Australian AI regulation is moving from voluntary frameworks toward mandatory requirements. Technology decisions made without regulatory trajectory analysis are incomplete decisions — ones that accumulate compliance cost quietly until a regulatory development makes it suddenly visible.
A Regulatory Landscape in Motion
Australian businesses making AI technology investments in 2026 are doing so in a regulatory environment that is more complex, more rapidly evolving, and more consequential for technology decision-making than any prior enterprise technology cycle has required organisations to navigate. The regulatory signals are accumulating from multiple directions simultaneously — federal privacy law reform, sector-specific AI guidance from financial services and healthcare regulators, international frameworks with extraterritorial reach, and the early stages of what most informed observers expect will become substantially more prescriptive domestic AI regulation within the next two to four years.
For organisations making multi-year technology commitments — infrastructure investments, platform vendor selections, model deployment decisions — the regulatory trajectory is as material a consideration as the technology capability trajectory. An AI architecture that is compliant today may require significant restructuring to comply with regulations that are already in draft or in parliamentary process. Organisations that are not modelling regulatory risk into their AI technology decisions are making those decisions with incomplete information.
This is not an argument for regulatory paralysis — waiting for regulatory certainty before making any AI commitment is not a coherent strategy in a competitive market. It is an argument for regulatory intelligence: the systematic monitoring and analysis of regulatory developments as an input to technology decision-making, at the same level of rigour that technology capability assessment already receives.
The Key Regulatory Dimensions Affecting Australian AI Deployment
Four regulatory domains are most directly affecting AI technology commitments for Australian businesses in 2026, each with different implications for technology architecture, data management, and governance structure.
How Regulation Should Inform Technology Architecture Decisions
The specific technology architecture decisions most directly affected by regulatory trajectory are those involving model type selection, data residency and sovereignty, explainability infrastructure, and vendor dependency.
Model type selection is particularly consequential. Deep learning models — including large language models — are inherently less explainable than rule-based or simpler statistical models. In regulatory contexts where explainability of automated decisions is mandated or trending toward mandate, organisations that have deployed opaque models in high-stakes decision contexts are building technical debt that will be expensive to address when the regulatory requirement crystallises. The technology decision made today about model architecture has direct compliance implications for a regulatory environment that is two to four years away.
Technology architecture decisions made without regulatory trajectory analysis are incomplete decisions. The compliance cost of architectural misalignment accumulates quietly until a regulatory development makes it suddenly visible.

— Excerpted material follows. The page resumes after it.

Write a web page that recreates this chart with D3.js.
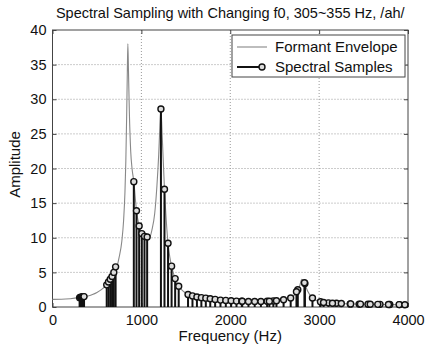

Data residency and sovereignty considerations are increasingly material as Australian regulators and government agencies scrutinise where AI-processed data — particularly personal data and data related to critical infrastructure — is stored and processed. Vendor selections that involve data processed offshore may create compliance challenges under emerging Australian data sovereignty requirements that did not exist when the vendor relationship was established.
Building Regulatory Resilience Into AI Investment Decisions
Regulatory resilience in AI investment means making technology decisions in ways that preserve the organisation’s ability to adapt to regulatory changes without requiring architecture replacement. This is a different optimisation target from simply building for current compliance — it requires anticipating the direction of regulatory travel and ensuring that the technology architecture can accommodate likely future requirements without wholesale redesign.
The practical components of regulatory resilience include: selecting AI platforms with strong explainability features even where not currently required; building data governance infrastructure that can satisfy enhanced individual rights requirements; maintaining the ability to audit AI decision histories; and ensuring that vendor contracts include data portability provisions that allow migration if a vendor’s practices or data residency become incompatible with future regulatory requirements.
The Governance Responsibility for Regulatory Horizon Management
The board-level implication is that regulatory horizon management for AI is a governance responsibility that cannot be fully delegated to legal or compliance functions. Technology investment decisions are made at the executive and board level; their regulatory implications need to be evaluated at the same level. Boards that are approving AI technology commitments without explicit regulatory trajectory analysis — without a view on how current and anticipated regulation affects the architecture being approved — are taking on strategic risk that is not visible in the technology investment case.
The organisations that navigate the evolving AI regulatory environment most effectively will be those that have integrated regulatory intelligence into their technology governance processes — treating regulatory risk as a standing input to AI investment decisions rather than a compliance afterthought. In a market where regulatory change is accelerating, that integration is not a governance nicety. It is a competitive necessity.